The ability to print has been part of computing for ages. It's been with us since the mainframe era, when it was necessary for developers (to get the results of their compile jobs) and businesspeople (to get the reports needed to run the business).

But printing is not part of the mobile/cloud era. Oh, one can go through various contortions to print from a tablet, but practically no one does. (If any of my Gentle Readers does print from a tablet or smartphone, you can consider yourself a rare bird.)

Printing was really sharing.

Printing served three purposes: to share information (as a report or a memo), to archive data, or to get a bigger picture (larger than a display terminal).

Technology has given us better means of sharing information. With the web and mobile, we can send an e-mail, we can post to Facebook or Twitter, we can publish on a blog, we can make files available on web sites... We no longer need to print our text on paper and distribute it.

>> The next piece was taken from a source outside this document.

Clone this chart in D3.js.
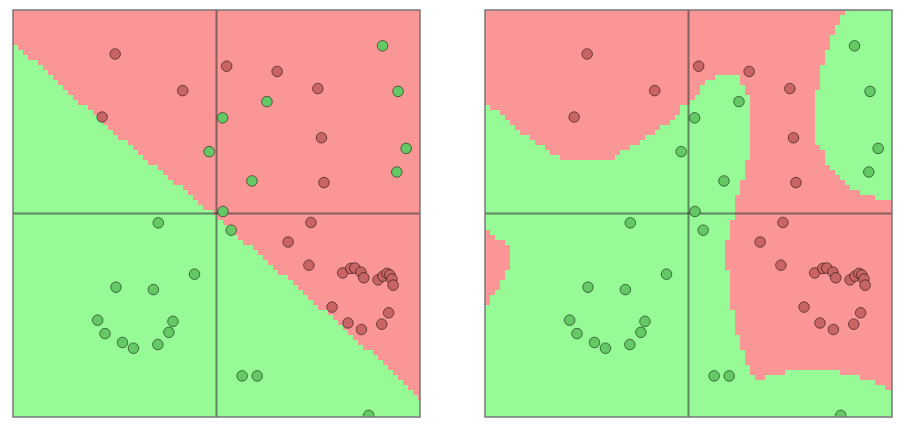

Archiving was sharing with someone (perhaps ourselves) in the future. It was a means of storing and retrieving data. This, too, can be handled with newer technologies.

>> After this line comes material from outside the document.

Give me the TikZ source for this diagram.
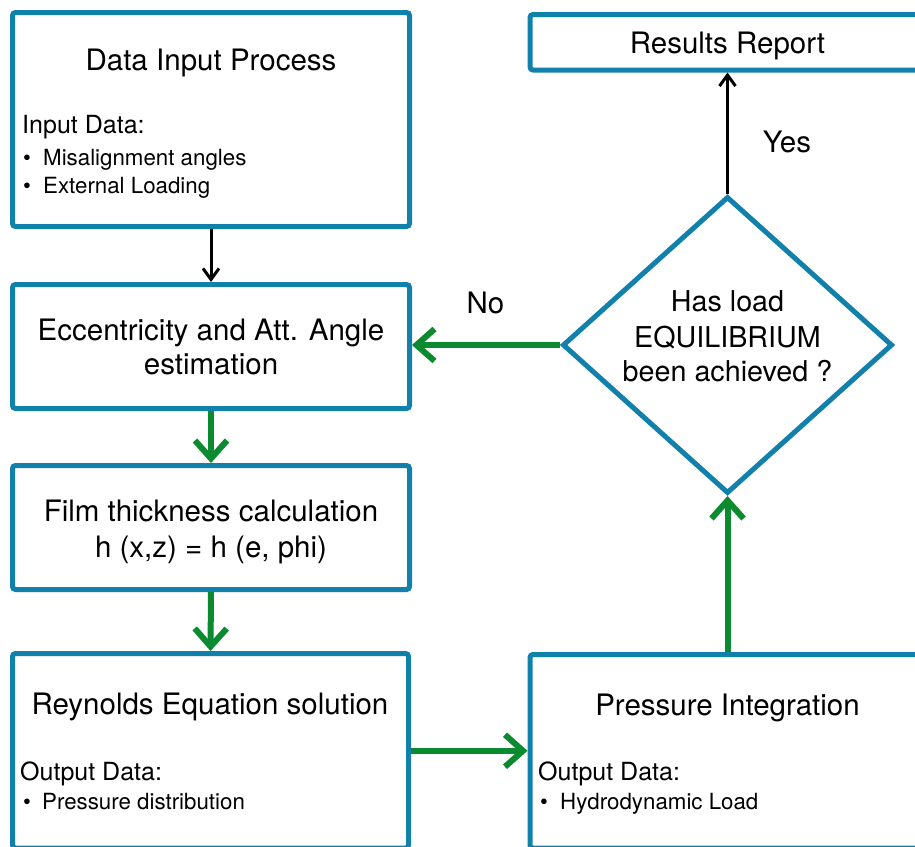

Getting the big picture was important in the days of "glass TTY" terminals, those text-only displays of 24 lines with 80 characters each. Printouts were helpful because they offered more text at one view. But now displays are large and can display more than the old printouts. (At least one page of a printout, which is what we really looked at.)

The one aspect of printed documents which remains is that of legal contracts. We rely on signatures, something that is handled easily with paper and not so easily with computers. Until we change to electronic signatures, we will need paper.

But as a core feature of computer systems, printing has a short life. Say goodbye!